First generation entrepreneur Grandhi Mallikarjuna Rao was also the first Indian businessman to enter the airport infrastructure sector. He bagged the contract to build a new airport in Hyderabad, the capital of his home state Andhra Pradesh in 2002, under the public-private-partnership model, two years before a Siemens-led consortium won a similar contract for a new Bangalore airport.

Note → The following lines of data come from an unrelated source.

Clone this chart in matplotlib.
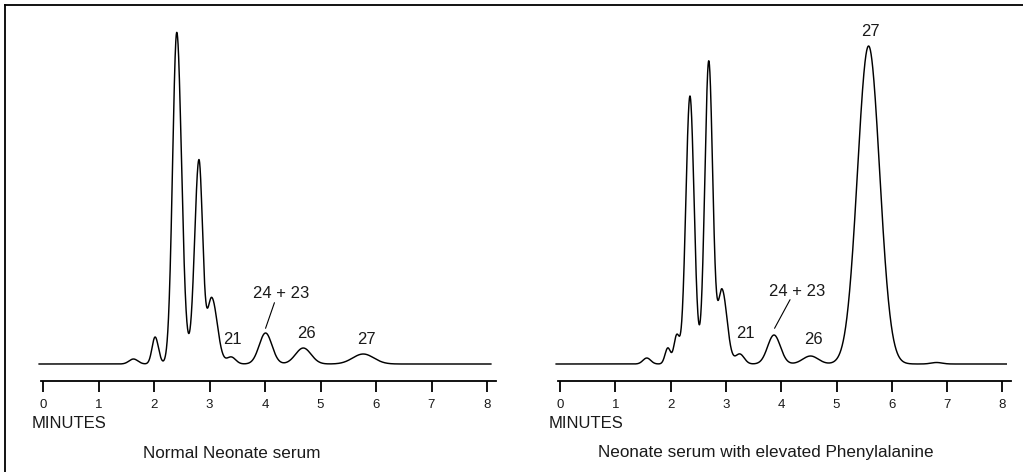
import numpy as np
import matplotlib
matplotlib.use("Agg")
import matplotlib.pyplot as plt
from matplotlib.lines import Line2D

plt.rcParams['font.family'] = ['Liberation Sans', 'DejaVu Sans']

# ---- Data (peak tables) ----
# Normal neonate serum: retention time (min), height (a.u.), left/right width (min)
normal_rt      = [1.63, 2.02, 2.41,  2.65, 2.81,  3.04, 3.39, 4.01,  4.69, 5.77]
normal_height  = [5,    27,   330,   6,    200,   66,   7,    31,    16,   10]
normal_sigma_l = [0.08, 0.055, 0.075, 0.15, 0.077, 0.08, 0.08, 0.115, 0.14, 0.19]
normal_sigma_r = [0.08, 0.06, 0.085, 0.15, 0.066, 0.10, 0.08, 0.115, 0.14, 0.19]

# Neonate serum with elevated phenylalanine
phe_rt      = [1.57, 1.95, 2.11, 2.35,  2.69,  2.93, 3.25, 3.87,  4.53, 5.58, 6.81]
phe_height  = [6,    16,   28,   268,   303,   74,   10,   29,    8,    318,  1.5]
phe_sigma_l = [0.07, 0.05, 0.05, 0.075, 0.072, 0.07, 0.08, 0.115, 0.14, 0.20, 0.1]
phe_sigma_r = [0.07, 0.05, 0.05, 0.075, 0.072, 0.09, 0.08, 0.115, 0.14, 0.20, 0.1]

tick_labels = ["0", "1", "2", "3", "4", "5", "6", "7", "8"]
time_range = (-0.07, 8.07)

# peak labels: text, x (min), y (a.u.), optional leader target
normal_labels = [("21", 3.42, 25, None), ("24 + 23", 4.29, 70, (4.01, 35.7)),
                 ("26", 4.74, 30, None), ("27", 5.83, 25, None)]
phe_labels = [("21", 3.35, 31, None), ("24 + 23", 4.28, 73, (3.88, 35.7)),
              ("26", 4.58, 24, None), ("27", 5.62, 332, None)]

captions = ["Normal Neonate serum", "Neonate serum with elevated Phenylalanine"]

W, H = 1023, 472
fig = plt.figure(figsize=(W / 100, H / 100), dpi=100)
TXT = '#1a1a1a'

def chrom(t, rts, hs, sl, sr):
    y = np.zeros_like(t)
    for r, h, a, b in zip(rts, hs, sl, sr):
        s = np.where(t < r, a, b)
        y += h * np.exp(-0.5 * ((t - r) / s) ** 2)
    return y

def make_panel(x0px, pxmin, rts, hs, sl, sr, labels, caption, cap_x):
    xlo, xhi = -0.2, 8.3
    left = x0px + xlo * pxmin
    width = (xhi - xlo) * pxmin
    axis_y = 381
    top_y = 20
    ax = fig.add_axes([left / W, 1 - axis_y / H, width / W, (axis_y - top_y) / H])
    ax.set_xlim(xlo, xhi)
    ax.set_ylim(-17, 344)
    t = np.linspace(time_range[0], time_range[1], 4000)
    ax.plot(t, chrom(t, rts, hs, sl, sr), color='black', lw=1.05)
    for s in ['top', 'right', 'left']:
        ax.spines[s].set_visible(False)
    ax.spines['bottom'].set_bounds(-0.04, 8.16)
    ax.spines['bottom'].set_linewidth(1.3)
    ax.set_yticks([])
    ax.set_xticks(range(len(tick_labels)))
    ax.set_xticklabels(tick_labels, fontsize=9.5, color=TXT)
    ax.tick_params(axis='x', direction='out', length=8, width=1.3, pad=5)
    for txt, x, y, tgt in labels:
        ax.text(x, y, txt, ha='center', va='center', fontsize=12, color=TXT)
        if tgt is not None:
            ax.annotate('', xy=tgt, xytext=(x - 0.12, y - 8.7),
                        arrowprops=dict(arrowstyle='-', lw=0.8, color='black',
                                        shrinkA=0, shrinkB=0))
    fig.text((x0px - 11) / W, 1 - 423 / H, "MINUTES", ha='left', va='center',
             fontsize=12, color=TXT)
    fig.text(cap_x / W, 1 - 453 / H, caption,
             ha='center', va='center', fontsize=12.3, color=TXT)
    return ax

make_panel(43, 55.5, normal_rt, normal_height, normal_sigma_l, normal_sigma_r,
           normal_labels, captions[0], 232)
make_panel(560, 55.3, phe_rt, phe_height, phe_sigma_l, phe_sigma_r,
           phe_labels, captions[1], 766)

# frame lines (top and left)
fig.add_artist(Line2D([5 / W, 1.0], [1 - 4.5 / H, 1 - 4.5 / H], color='black', lw=1.3,
                      transform=fig.transFigure))
fig.add_artist(Line2D([5 / W, 5 / W], [0, 1 - 4.5 / H], color='black', lw=1.3,
                      transform=fig.transFigure))

fig.savefig("out.png", dpi=100)
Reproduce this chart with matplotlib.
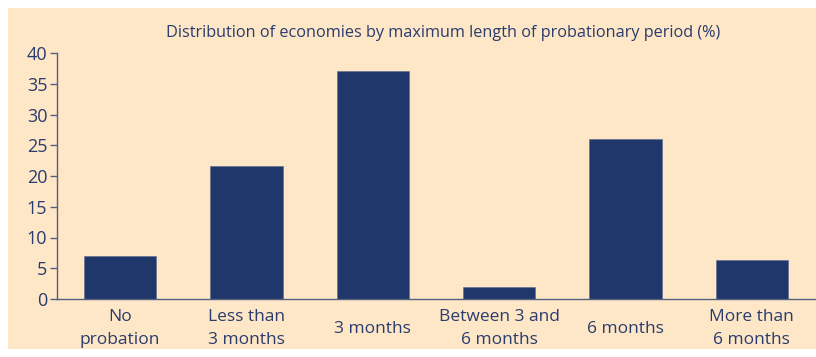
import matplotlib.pyplot as plt
from matplotlib.patches import Rectangle

categories = ['No\nprobation', 'Less than\n3 months', '3 months',
              'Between 3 and\n6 months', '6 months', 'More than\n6 months']
values = [7.0, 21.6, 37.0, 2.0, 26.0, 6.3]
yticks = [0, 5, 10, 15, 20, 25, 30, 35, 40]

navy = '#1f376b'
text_col = '#2a3b6e'
bg = '#fee7c6'

plt.rcParams['font.family'] = ['Open Sans', 'DejaVu Sans']

fig = plt.figure(figsize=(8.16, 3.57), dpi=100)
fig.patch.set_facecolor('white')
fig.patches.append(Rectangle((8 / 816, 1 - 349 / 357), 1, 341 / 357,
                             transform=fig.transFigure, facecolor=bg,
                             edgecolor='none', zorder=-10))

ax = fig.add_axes([57 / 816, 1 - 299 / 357, 758 / 816, 246 / 357])
ax.set_facecolor('none')
ax.set_zorder(5)

x = range(len(categories))
ax.bar(x, values, width=0.57, color=navy, edgecolor='#5a6a90', linewidth=0.4)

ax.set_xlim(-0.5, 5.5)
ax.set_ylim(0, 40)
ax.set_yticks(yticks)
ax.set_xticks(list(x))
ax.set_xticklabels(categories, fontsize=12.5, color=text_col, linespacing=1.6)
for lbl in ax.get_xticklabels():
    lbl.set_va('center')
ax.tick_params(axis='x', length=0, pad=21.5)
ax.tick_params(axis='y', length=5, width=1, color='#55607f', labelsize=13,
               labelcolor=text_col, pad=2)

for s in ['top', 'right']:
    ax.spines[s].set_visible(False)
for s in ['left', 'bottom']:
    ax.spines[s].set_color('#55607f')
    ax.spines[s].set_linewidth(1)

fig.text(443 / 816, 1 - 33 / 357,
         'Distribution of economies by maximum length of probationary period (%)',
         ha='center', va='center', fontsize=11.7, color=text_col)

fig.savefig('out.png', dpi=100, facecolor=fig.get_facecolor())
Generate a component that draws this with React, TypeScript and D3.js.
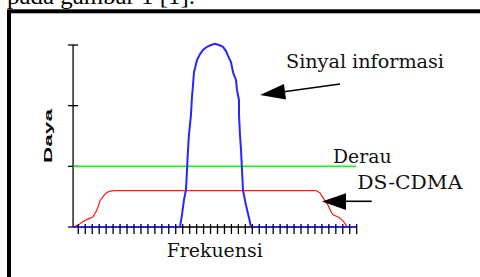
import { line, range, scaleLinear } from 'd3';

// frequency units: one unit per tick on the x axis; power units: one per y tick
const freqTicks = range(0, 41);
const powerTicks = [0, 1, 2, 3];

const signalX = [-0.75, 14.61, 14.9, 15.19, 15.47, 15.62, 15.76, 15.9, 16.19, 16.33, 16.48, 16.62, 17.05, 17.49, 17.92, 18.49, 19.07, 19.64, 20.22, 20.79, 21.22, 21.51, 21.94, 22.23, 22.66, 22.8, 23.09, 23.09, 23.23, 23.38, 23.52, 23.66, 24.09, 24.53, 24.81, 40];
const signalY = [0, 0, 0.2, 0.45, 0.61, 0.94, 1.27, 1.52, 1.85, 2.14, 2.34, 2.55, 2.75, 2.85, 2.92, 2.97, 3.0, 3.02, 3.0, 2.97, 2.9, 2.82, 2.72, 2.55, 2.42, 2.26, 2.09, 1.85, 1.52, 1.27, 0.94, 0.61, 0.36, 0.15, 0, 0];

const cdmaX = [-0.76, -0.04, 0.68, 1.39, 2.11, 2.54, 2.83, 3.12, 3.55, 3.98, 4.55, 5.27, 34.15, 34.73, 35.01, 35.45, 35.88, 36.31, 36.6, 37.6, 38.18, 38.61];
const cdmaY = [0, 0.03, 0.09, 0.13, 0.17, 0.25, 0.33, 0.43, 0.5, 0.56, 0.59, 0.6, 0.6, 0.56, 0.51, 0.43, 0.36, 0.25, 0.2, 0.15, 0.08, 0.005];

const noiseX = [-0.75, 39.9];
const noiseY = [1, 1];

const xScale = scaleLinear().domain([0, 40]).range([78.3, 356.7]);
const yScale = scaleLinear().domain([0, 3]).range([227, 45]);

const toPts = (xs: number[], ys: number[]) => xs.map((x, i) => [x, ys[i]] as [number, number]);
const path = line<[number, number]>()
  .x((d) => xScale(d[0]))
  .y((d) => yScale(d[1]));

const serif = '"DejaVu Serif", serif';

export default function App() {
  const x0 = xScale(-0.75);
  const y0 = yScale(0);
  return (
    <div style={{ position: 'fixed', left: 0, top: 0, background: '#fff' }}>
      <svg width={480} height={277} style={{ display: 'block' }}>
        <rect width={480} height={277} fill="#fff" />
        <text x={7} y={4} fontFamily='"Liberation Serif", serif' fontSize={24} fill="#000" textLength={188} lengthAdjust="spacingAndGlyphs">
          pada gambar 1 [1].
        </text>
        <rect x={9} y={11.3} width={520} height={320} fill="none" stroke="#000" strokeWidth={4} />

        {/* axes */}
        <line x1={x0} x2={x0} y1={yScale(3)} y2={y0} stroke="#000" strokeWidth={1.3} />
        {powerTicks.map((t) => (
          <line key={t} x1={x0 - 5} x2={x0 + 5} y1={yScale(t)} y2={yScale(t)} stroke="#000" strokeWidth={1.3} />
        ))}
        <line x1={x0} x2={xScale(40)} y1={y0} y2={y0} stroke="#000" strokeWidth={1.3} />

        <path d={path(toPts(noiseX, noiseY)) ?? ''} fill="none" stroke="#2ee62e" strokeWidth={1.6} />
        <path d={path(toPts(cdmaX, cdmaY)) ?? ''} fill="none" stroke="#ff1a1a" strokeWidth={1.2} />
        <path d={path(toPts(signalX, signalY)) ?? ''} fill="none" stroke="#2626ff" strokeWidth={2} />

        {freqTicks.map((t) => (
          <line key={t} x1={xScale(t)} x2={xScale(t)} y1={y0 - 3} y2={y0 + 7} stroke="#000" strokeWidth={1.3} />
        ))}

        <text transform="translate(52,163) rotate(-90)" fontFamily='"Liberation Sans", Arial, sans-serif' fontWeight="bold" fontSize={11.5} textLength={54} lengthAdjust="spacingAndGlyphs" fill="#000">
          Daya
        </text>
        <text x={166.7} y={256.7} fontFamily={serif} fontSize={19} textLength={96} lengthAdjust="spacingAndGlyphs" fill="#111">
          Frekuensi
        </text>
        <text x={286} y={68.3} fontFamily={serif} fontSize={19} textLength={158} lengthAdjust="spacingAndGlyphs" fill="#111">
          Sinyal informasi
        </text>
        <text x={333} y={162.7} fontFamily={serif} fontSize={19} textLength={58.5} lengthAdjust="spacingAndGlyphs" fill="#111">
          Derau
        </text>
        <text x={357.3} y={189.3} fontFamily={serif} fontSize={19} textLength={105} lengthAdjust="spacingAndGlyphs" fill="#111">
          DS-CDMA
        </text>

        {/* arrows */}
        <line x1={340} y1={84} x2={282} y2={92} stroke="#000" strokeWidth={1.6} />
        <polygon points="260,95 284,84 286,99.5" fill="#000" />
        <line x1={371.7} y1={201.3} x2={342} y2={201.3} stroke="#000" strokeWidth={1.6} />
        <polygon points="322,201.5 346,193.3 346,210" fill="#000" />
      </svg>
    </div>
  );
}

It was a bold step, but one which has yet to reward Rao. His GMR Infrastructure Ltd has, in joint ventures with different partners, developed and until recently ran four airports - the Rajiv Gandhi International Airport in Hyderabad, the Indira Gandhi International Airport in Delhi, the Sabiha Gokcen International Airport in Istanbul, Turkey, and the Ibrahim Nasir International Airport in Male, the Maldives. But GMR Infrastructure's airport vertical is bleeding, with losses of Rs 557.9 crore in 2011/12 and Rs 47.5 crore in the first half of the current fiscal year. The company, which also operates toll roads and power plants, closed fiscal year 2012 with losses of Rs 603.34 crore, on gross revenues of Rs 8,473 crore.
The situation worsened in late November, when the Maldives government unilaterally cancelled the contract for the Male airport it had signed with GMR in June 2010. The state-owned Maldives Airport Co. Ltd (MACL), which was running the airport earlier, took it over again. For the Male airport was profitable, indeed the most profitable of the four airports the company was running.